Don’t expect the NASCAR schedule to add a race. That means a track will have to lose a date.

SMI likely will move a date from one of its tracks to Las Vegas instead of purchasing a race date.

SMI’s most recent track purchase was in 2008 when it bought Kentucky Speedway for $78.3 million. SMI paid $15 million in cash and assumed $63.3 million debt. That was for a track that didn’t have a Cup date.

The only candidates to purchase a race date from would be Indianapolis, Pocono and Dover. None has given any indication of selling. The other Cup race dates are owned by International Speedway Corp.

With this just the third year of a 10-year TV contract, no track should look to sell.

Dover’s annual report states it received $30.9 million in broadcasting revenue for its two Cup, two Xfinity and one Truck race in 2016. That means it received about $14 million per Cup race in broadcasting revenues, which increase about 3 percent annually, before paying its purse.

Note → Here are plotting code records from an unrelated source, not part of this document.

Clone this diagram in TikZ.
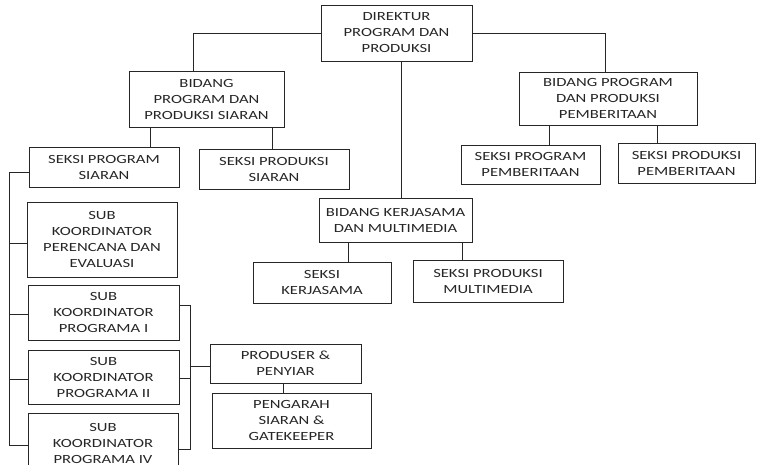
\documentclass[tikz,border=0pt]{standalone}
\usepackage{fontspec}
\setmainfont{Carlito}[FakeStretch=1.33]
\begin{document}
\begin{tikzpicture}[x=1pt,y=-1pt,
  box/.style={draw=black!85, line width=0.9pt, inner sep=0pt, align=center,
    font=\fontsize{12.5}{16}\selectfont, text=black!85},
  ln/.style={draw=black!85, line width=0.8pt}]
\useasboundingbox (0,0) rectangle (757,465);
\clip (0,0) rectangle (757,465);
\node[box, minimum width=151pt, minimum height=56pt] (dir) at (396.5,33) {DIREKTUR\\PROGRAM DAN\\PRODUKSI};
\node[box, minimum width=155pt, minimum height=56pt] (bps) at (206.5,99) {BIDANG\\PROGRAM DAN\\PRODUKSI SIARAN};
\node[box, minimum width=178pt, minimum height=53pt] (bpp) at (608,98.5) {BIDANG PROGRAM\\DAN PRODUKSI\\PEMBERITAAN};
\node[box, minimum width=139pt, minimum height=39pt] (spp) at (530.5,164.5) {SEKSI PROGRAM\\PEMBERITAAN};
\node[box, minimum width=137pt, minimum height=40pt] (spd) at (686.5,163) {SEKSI PRODUKSI\\PEMBERITAAN};
\node[box, minimum width=150pt, minimum height=40pt] (sps) at (104,167) {SEKSI PROGRAM\\SIARAN};
\node[box, minimum width=150pt, minimum height=40pt] (sds) at (274,169) {SEKSI PRODUKSI\\SIARAN};
\node[box, minimum width=153pt, minimum height=44pt] (bk) at (395.5,220) {BIDANG KERJASAMA\\DAN MULTIMEDIA};
\node[box, minimum width=138pt, minimum height=41pt] (sk) at (322,282.5) {SEKSI\\KERJASAMA};
\node[box, minimum width=150pt, minimum height=42pt] (sm) at (488,281) {SEKSI PRODUKSI\\MULTIMEDIA};
\node[box, minimum width=150pt, minimum height=75pt] (pe) at (102,239.5) {SUB\\KOORDINATOR\\PERENCANA DAN\\EVALUASI};
\node[box, minimum width=151pt, minimum height=55pt] (p1) at (103.5,312.5) {SUB\\KOORDINATOR\\PROGRAMA I};
\node[box, minimum width=151pt, minimum height=54pt] (p2) at (103.5,377) {SUB\\KOORDINATOR\\PROGRAMA II};
\node[box, minimum width=150pt, minimum height=60pt] (p4) at (103,443) {SUB\\KOORDINATOR\\PROGRAMA IV};
\node[box, minimum width=151pt, minimum height=39pt] (pr) at (285.5,363.5) {PRODUSER \&\\PENYIAR};
\node[box, minimum width=159pt, minimum height=55pt] (pg) at (291.5,420.5) {PENGARAH\\SIARAN \&\\GATEKEEPER};
% connectors
\draw[ln] (dir.west) -| (bps.north -| 193,0);
\draw[ln] (dir.east) -| (bpp.north -| 605,0);
\draw[ln] (dir.south -| 401,0) -- (bk.north -| 401,0);
\draw[ln] (bps.south -| 150,0) -- (sps.north -| 150,0);
\draw[ln] (bps.south -| 272,0) -- (sds.north -| 272,0);
\draw[ln] (bpp.south -| 549,0) -- (spp.north -| 549,0);
\draw[ln] (bpp.south -| 657,0) -- (spd.north -| 657,0);
\draw[ln] (bk.south -| 348,0) -- (sk.north -| 348,0);
\draw[ln] (bk.south -| 462,0) -- (sm.north -| 462,0);
\draw[ln] (sps.west |- 0,172) -- (9,172) -- (9,445) -- (p4.west |- 0,445);
\draw[ln] (9,243) -- (pe.west |- 0,243);
\draw[ln] (9,314) -- (p1.west |- 0,314);
\draw[ln] (9,379) -- (p2.west |- 0,379);
\draw[ln] (p1.east |- 0,305) -- (190,305) -- (190,449) -- (p4.east |- 0,449);
\draw[ln] (p2.east |- 0,378) -- (190,378);
\draw[ln] (190,366) -- (pr.west |- 0,366);
\draw[ln] (pr.south -| 283,0) -- (pg.north -| 283,0);
\end{tikzpicture}
\end{document}
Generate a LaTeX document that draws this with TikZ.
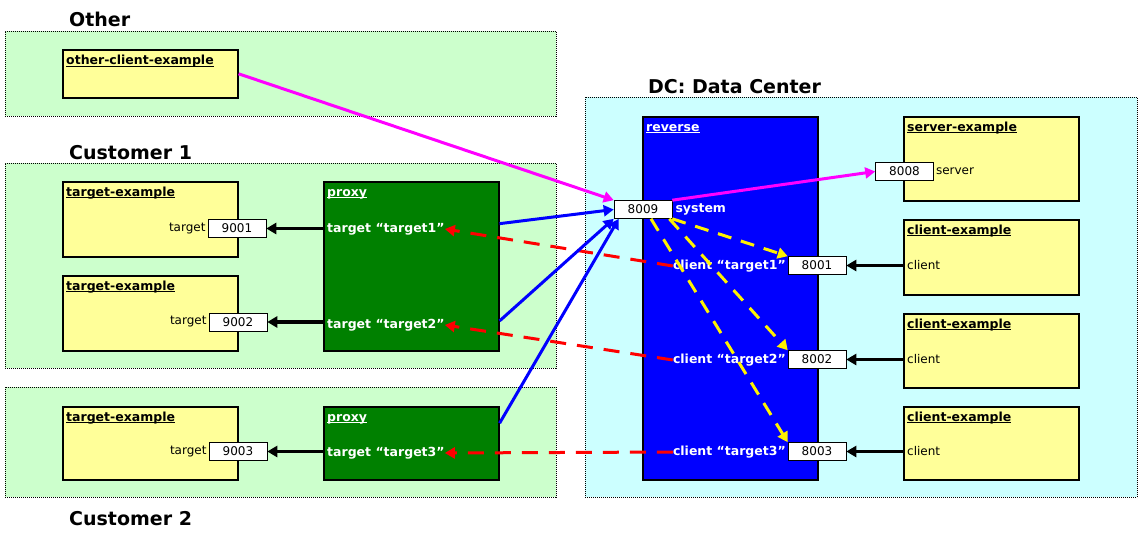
\documentclass[tikz,border=0pt]{standalone}
\usepackage{fontspec}
\setmainfont{DejaVu Sans}
\usetikzlibrary{arrows.meta, calc, positioning}
\definecolor{grpgreen}{HTML}{CCFFCC}
\definecolor{dccyan}{HTML}{CCFFFF}
\definecolor{hostyellow}{HTML}{FFFF99}
\definecolor{proxygreen}{HTML}{008000}
\definecolor{revblue}{HTML}{0000FF}
\definecolor{pink}{HTML}{FF00FF}
\newcommand{\boxname}[1]{\underline{\smash{#1}}}
\tikzset{
  grp/.style={draw, dash pattern=on 1pt off 1pt, line width=0.7pt, anchor=north west},
  hostbox/.style={draw, line width=1.6pt, anchor=north west},
  portbox/.style={draw, fill=white, line width=0.6pt, minimum width=58pt, minimum height=18pt},
  tip/.style={-{Triangle[length=10pt, width=11pt]}}
}

\begin{document}
\begin{tikzpicture}[
    x=1pt, y=-1pt,
    every node/.style={inner sep=0pt, font=\fontsize{12}{14}\selectfont},
    boxtitle/.style={anchor=base west, font=\fontsize{12.5}{14}\selectfont\bfseries},
    grptitle/.style={anchor=base west, font=\fontsize{19}{22}\selectfont\bfseries},
    wlabel/.style={text=white, font=\fontsize{12.5}{14}\selectfont\bfseries},
    blackedge/.style={tip, line width=3.5pt},
    pinkedge/.style={tip, line width=3pt, color=pink},
    blueedge/.style={tip, line width=3pt, color=blue},
    reddash/.style={tip, line width=3pt, color=red, dash pattern=on 16pt off 11pt},
    yellowdash/.style={tip, line width=3pt, color=yellow, dash pattern=on 14pt off 10pt},
]
\useasboundingbox (0,0) rectangle (1145,535);

% Other
\node[grp, fill=grpgreen, minimum width=551pt, minimum height=85pt] (gOther) at (5,31) {};
\node[grptitle] at (69,27) {Other};
\node[hostbox, fill=hostyellow, minimum width=175pt, minimum height=48pt] (other) at (62,49) {};
\node[boxtitle] at (66,65) {\boxname{other-client-example}};

% Customer 1
\node[grp, fill=grpgreen, minimum width=551pt, minimum height=205pt] (gCust1) at (5,163) {};
\node[grptitle] at (69,159) {Customer 1};
\node[hostbox, fill=hostyellow, minimum width=175pt, minimum height=75pt] (tgtA) at (62,181) {};
\node[boxtitle] at (66,196) {\boxname{target-example}};
\node[hostbox, fill=hostyellow, minimum width=175pt, minimum height=75pt] (tgtB) at (62,275) {};
\node[boxtitle] at (66,290) {\boxname{target-example}};
\node[hostbox, fill=proxygreen, minimum width=175pt, minimum height=169pt] (proxyA) at (323,181) {};
\node[boxtitle, text=white] at (327,196) {\boxname{proxy}};

% Customer 2
\node[grp, fill=grpgreen, minimum width=551pt, minimum height=110pt] (gCust2) at (5,387) {};
\node[grptitle] at (69,525) {Customer 2};
\node[hostbox, fill=hostyellow, minimum width=175pt, minimum height=73pt] (tgtC) at (62,406) {};
\node[boxtitle] at (66,421) {\boxname{target-example}};
\node[hostbox, fill=proxygreen, minimum width=175pt, minimum height=73pt] (proxyB) at (323,406) {};
\node[boxtitle, text=white] at (327,421) {\boxname{proxy}};

% DC
\node[grp, fill=dccyan, minimum width=552pt, minimum height=400pt] (gDC) at (585,97) {};
\node[grptitle] at (648,93) {DC: Data Center};
\node[hostbox, fill=revblue, minimum width=175pt, minimum height=363pt] (rev) at (642,116) {};
\node[boxtitle, text=white] at (646,131) {\boxname{reverse}};
\node[hostbox, fill=hostyellow, minimum width=175pt, minimum height=84pt] (server) at (903,116) {};
\node[boxtitle] at (907,131) {\boxname{server-example}};
\foreach \i/\y/\h in {A/219/75, B/313/74, C/406/73} {
  \node[hostbox, fill=hostyellow, minimum width=175pt, minimum height=\h pt] (cli\i) at (903,\y) {};
  \node[boxtitle] at (907,\y+15) {\boxname{client-example}};
}

% ports
\node[portbox] (ptA) at (237,228.5) {9001};
\node[portbox] (ptB) at (238,322) {9002};
\node[portbox] (ptC) at (238,451.5) {9003};
\node[portbox] (p8008) at (904.5,171.5) {8008};
\node[portbox] (p8009) at (643,209.5) {8009};
\node[portbox] (pcA) at (817,265.5) {8001};
\node[portbox] (pcB) at (817,359.5) {8002};
\node[portbox] (pcC) at (817,451.5) {8003};

\foreach \i in {A,B,C} {
  \node[left=2pt of pt\i] {target};
  \node[anchor=west] at ($(cli\i.west |- pc\i)+(4,0)$) {client};
}
\node[right=2pt of p8008] {server};
\node[wlabel, right=3pt of p8009] {system};

% connection labels
\node[wlabel, anchor=west] (ltA) at (327,229) {target “target1”};
\node[wlabel, anchor=west] (ltB) at (327,325) {target “target2”};
\node[wlabel, anchor=west] (ltC) at (327,453) {target “target3”};
\node[wlabel, anchor=east] (lcA) at (786,266) {client “target1”};
\node[wlabel, anchor=east] (lcB) at (786,360) {client “target2”};
\node[wlabel, anchor=east] (lcC) at (786,452) {client “target3”};

% Port forwards
\foreach \i/\p in {A/proxyA, B/proxyA, C/proxyB} {
  \draw[blackedge] (pt\i.east -| \p.west) -- (pt\i.east);
  \draw[blackedge] (pc\i.east -| cli\i.west) -- (pc\i.east);
  \draw[reddash] (lc\i.west) -- (lt\i.east);
}

% Tunnels into reverse
\draw[pinkedge] (other.east) -- (p8009.north west);
\draw[pinkedge] (p8009.north east) -- (p8008.west);
\draw[blueedge] ($(proxyA.north east)!0.25!(proxyA.south east)$) -- (p8009.west);
\draw[blueedge] ($(proxyA.north east)!0.82!(proxyA.south east)$) -- (p8009.south west);
\draw[blueedge] ($(proxyB.north east)!0.23!(proxyB.south east)$) -- ([xshift=5pt]p8009.south west);

% System fan-out
\draw[yellowdash] (p8009.south east) -- (pcA.north west);
\draw[yellowdash] ([xshift=-3pt]p8009.south east) -- (pcB.north west);
\draw[yellowdash] ([xshift=8pt]p8009.south) -- (pcC.north west);

\end{tikzpicture}
\end{document}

Tracks keep 65 percent of the TV money paid (25 percent goes to teams and 10 percent to NASCAR). With seven years left on the TV contract, that would equate to about $80 million in broadcasting revenue for one Cup event after purse payments. SMI isn’t likely to pay that when it can move a date from one of its tracks.

Also, Matthew Brooks, a securities analyst for Macquarie Securities says that if SMI wanted to purchase a race date or track, International Speedway Corp., would likely outbid it.

“If (SMI) was able to do a deal to get a track or date from someone else, I think, with a much better balance sheet, (ISC) would come in there and say, ‘I’ll give you $10 million more or some number … and I’ll take it,’ ’’ Brooks told NBC Sports. “(ISC) is in a much better position to outbid (SMI) because they have a balance sheet that is net cash, their cash is bigger than their debt.’’

Macquarie Securities also downgraded SMI’s stock on March 3 from neutral to underperform. Brooks said Macquarie Securities values SMI’s stock at about $16 a share. SMI’s stock was priced at $19.17 a share after Tuesday’s trading (ISC’s stock was valued at $35.88 a share at the end of Tuesday).

Brooks cited the declining admissions revenue as a reason for the stock downgrade. SMI reported that admission revenue declined 10 percent in 2016 but noted in a conference call with investor analysts March 1 that eight of its 13 Cup weekends were negatively impacted by weather.

“You can’t have drops that big constantly just because of rain or whatever,’’ Brooks said. “It just signals something wrong with the business.’’

If purchasing a race date isn’t likely, that leaves moving a date from a track SMI owns.

SMI won’t take a date away from Texas (being repaved and major TV market), Sonoma (diversity in schedule with road course), Kentucky (repaved last year and additional layer of asphalt added since) and Bristol (has invested much into facility). That leaves Atlanta, Charlotte and New Hampshire.

Provided SMI goes through with repaving Atlanta — a decision is expected this week — it won’t spend millions on such a project and then abandon the facility.

That leaves Charlotte and New Hampshire.

The Coca-Cola 600 isn’t going off its Memorial Day weekend spot at Charlotte. That leaves the fall race. That is expected to feature parts of the oval and infield road course in 2018, giving the playoffs its only road course. SMI will complete upgrades and construction to the road course this year.

With the work being put into road course, that date isn’t moving.

The only option would be the All-Star Race, but that’s a midyear event and who wants to be outdoors in Las Vegas then? The average high in May is 89 degrees. The average high there from June to August is above 98 degrees.

That leaves New Hampshire.

New Hampshire Motor Speedway had its July Cup race run without a sponsor last year and has yet to announce a sponsor for either Cup race this year. 

Marcus Smith mentioned in the call with investor analysts March 1 that SMI plans to “repurpose” seating areas at Charlotte, Kentucky and New Hampshire in the first quarter of this year. An SMI spokesperson told NBC Sports that overall capacities for each track won’t change, but details on such fan enhancements will come at a later date.

New Hampshire Motor Speedway has one of the smaller seating capacities of the SMI tracks. Sonoma (47,000), Atlanta (70,000) and Charlotte (86,000) have smaller capacities than New Hampshire (89,000), according to SMI’s 2015 annual report.

Even with that capacity, swaths of empty seats have been prevalent in recent years at New Hampshire. While the Las Vegas Convention and Visitors Authority is investing in Las Vegas Motor Speedway, such investment is not as readily available for New Hampshire Motor Speedway. Bruton Smith also has wanted the state to widen the highway that leads to the track for years.

The bottom line is that it will come down to money. There is money in Las Vegas for a second Cup date. If there is more there than at another track, then it is time for SMI to make a change and put another Cup race in the desert.